Méritos à tecnologia
Dos benefícios trazidos pela tecnologia, a capacidade de cruzar dados é um dos mais interessantes, especialmente para quem trabalha com fiscalização. É com isso que atua o Robô Auditor, o “queridinho” da vez no TCE-PE. Esse programa, que tem status de funcionário padrão na Casa, foi o responsável por executar uma vistoria no cadastro de mais de 280 servidores ativos identificando os acúmulos ilegais de cargos. “Todo mês, ele aperta um botão, dá uma planilha de resultados e gera os ofícios para as prefeituras, que já saem assinados e são enviados eletronicamente”, relatou Rômulo Lins, brincando que só faltava colocar ao programa, envelopar os ofícios.
Rômulo Lins atribui problemas nas folhas de pagamento à falta de controle interno dos órgãosFoto: | Annaclarice Almeida/DP/D.A Press |
Quando o assunto é a folha de pagamento de prefeituras e câmaras municipais, sobram casos no mínimo estranhos de irregularidades. Auditores do Tribunal de Contas de Pernambuco decidiram fazer uma “reunião” de situações ilegais ou incomuns verificadas em prestação de contas dos anos de 2009 e 2010 e foram encontrados desde servidores com CPFs zerados ou pagamento a pessoas falecidas até contratações de médicos sem registro profissional e vereadores que também recebiam como funcionários do Executivo.
A presença de servidores com endereço fixo em outros estados também foi frenquente. Chama o fato de, na maioria das vezes, eles sequer fazerem fronteira com Pernambuco, a exemplo de uma prefeitura do Sertão onde foram registradas 83 ocorrências do tipo. Outro Executivo, este do Agreste, possuía 14 funcionários com residência em São Paulo.

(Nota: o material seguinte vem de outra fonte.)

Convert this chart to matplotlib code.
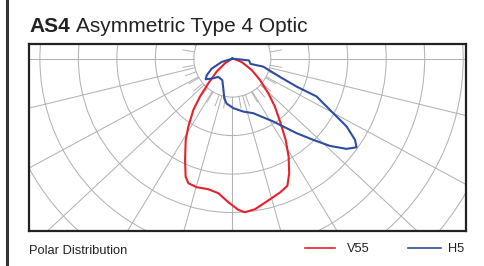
import numpy as np
import matplotlib.pyplot as plt
from matplotlib.patches import Circle
from matplotlib.lines import Line2D

# Polar candela data: angle from nadir (deg, + = right) and relative intensity (grid rings)
v55_angle = [-62, -57.5, -50.3, -44.2, -40.4, -37.2, -32.9, -29.8, -25.0, -21.6, -19.4,
             -15.5, -10.4, -5.9, -1.6, 2.3, 4.7, 8.6, 13.5, 19.6, 23.4, 26.4, 29.9,
             33.3, 36.8, 41.6, 46.1, 52.4, 59.6, 70.3, 76.0, 80]
v55_value = [0.0, 0.226, 0.529, 0.894, 1.296, 1.675, 2.104, 2.436, 2.905, 3.296, 3.434,
             3.468, 3.451, 3.517, 3.733, 3.934, 4.005, 3.958, 3.820, 3.694, 3.603, 3.326,
             2.936, 2.526, 2.097, 1.668, 1.298, 0.907, 0.582, 0.257, 0.071, 0.0]

h5_angle = [88, 84.0, 83.8, 73.8, 75.5, 69.0, 66.5, 65.8, 62.3, 59.3, 56.5, 54.5, 51.7,
            48.2, 44.9, 40.8, 33.1, 21.0, 11.7, 1.2, -7.1, -11.3, -16.7, -24.8, -37.4,
            -45.8, -52.2, -57.0, -64.1, -72.7, -80]
h5_value = [0.0, 0.201, 0.436, 0.492, 0.832, 1.327, 1.824, 2.404, 2.866, 3.457, 3.823,
            3.967, 3.785, 3.403, 2.981, 2.560, 1.952, 1.519, 1.406, 1.288, 1.178, 1.059,
            0.813, 0.618, 0.598, 0.746, 0.874, 0.792, 0.595, 0.288, 0.0]

series = [('V55', v55_angle, v55_value, '#e8202a'),
          ('H5', h5_angle, h5_value, '#2f4da0')]


def to_xy(angle, value):
    a = np.radians(angle)
    r = np.asarray(value)
    return r * np.sin(a), -r * np.cos(a)


W, H = 485, 266
fig = plt.figure(figsize=(W / 100, H / 100), dpi=100)
plt.rcParams['font.family'] = ['Liberation Sans', 'DejaVu Sans']

# left side bar
fig.add_artist(Line2D([7.5 / W, 7.5 / W], [0, 1], color='#333333', lw=2.2))

ax = fig.add_axes([29 / W, 35 / H, 437 / W, 187 / H])
ax.set_xlim(-5.28, 6.07)
ax.set_ylim(-4.48, 0.38)
ax.set_aspect('equal')
ax.set_xticks([])
ax.set_yticks([])
for s in ax.spines.values():
    s.set_linewidth(1.6)
    s.set_color('#222222')

grid_c = '#b3b3b3'
for k in range(1, 9):
    ax.add_patch(Circle((0, 0), k, fill=False, ec=grid_c, lw=0.75))

# short ticks in the first ring
for a in range(-180, 180, 10):
    x, y = to_xy([a, a], [1, 1.3])
    ax.plot(x, y, color=grid_c, lw=0.7)

# main radial lines
for a in [0, 15.7, 31.3, 47, 61.7, 76.3, 90]:
    for sgn in (-1, 1):
        x, y = to_xy([sgn * a, sgn * a], [1, 10])
        ax.plot(x, y, color=grid_c, lw=0.75)

for name, ang, val, col in series:
    x, y = to_xy(ang, val)
    ax.plot(x, y, color=col, lw=1.5, solid_joinstyle='round')

# title
fig.text(29 / W, 1 - 31.5 / H, 'AS4', fontsize=15, fontweight='bold',
         va='baseline', ha='left', color='#222222')
fig.text(76 / W, 1 - 31.5 / H, 'Asymmetric Type 4 Optic', fontsize=15,
         va='baseline', ha='left', color='#222222')

# footer
fig.text(29 / W, 1 - 253.5 / H, 'Polar Distribution', fontsize=9.3,
         va='baseline', ha='left', color='#222222')
leg_y = 1 - 248.3 / H
legend_pos = [(305, 335, 347), (408, 441, 448)]
for (name, ang, val, col), (x0, x1, xt) in zip(series, legend_pos):
    fig.add_artist(Line2D([x0 / W, x1 / W], [leg_y, leg_y], color=col, lw=1.2))
    fig.text(xt / W, 1 - 252.5 / H, name, fontsize=9.2, va='baseline',
             ha='left', color='#222222')

fig.savefig('out.png', dpi=100)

Ainda nessa mesma cidade, um médico, que seria morador de Alagoas, chegou a receber R$ 127 mil em um ano. Outros estados a abrigar funcionários públicos de Pernambuco são Tocantins, Rio de Janeiro e Minas Gerais. Entre os cargos ocupados estavam, ainda, os de professor, gari, pedreiro, motorista e vigilante.
Contratações de menores de 18 anos também estiveram presentes nessa coletânea do TCE. Ao mesmo tempo, foi comum servidores com mais de 70 anos ainda ativos, mesmo a legislação do funcionalismo público determinando aposentadoria compulsória com essa idade. Somente uma cidade apresentou 26 pessoas em tal situação, entre os quais, professores, auxiliares de serviços gerais e até vigilantes. Outra, que tinha um servidor ativo com 80 anos, respondeu ao TCE que o funcionário estava em “plenas condições para o exercício da função”. Uma terceira, cujo contratado tinha mais de 90 anos, não respondeu às indagações do tribunal.
Em cada uma dessas cidades, foram abertas auditorias especiais que se transformaram em mais de 300 processos. Dos 89 julgados, conforme relatório inicial, resultaram 47 contas consideradas irregulares. Nos demais casos, houve aplicação de multas e recomendações. A reportagem optou por omitir o nome das prefeituras, dada a impossibilidade de checar a situação atual, visto que em muitas delas houve mudança de gestão.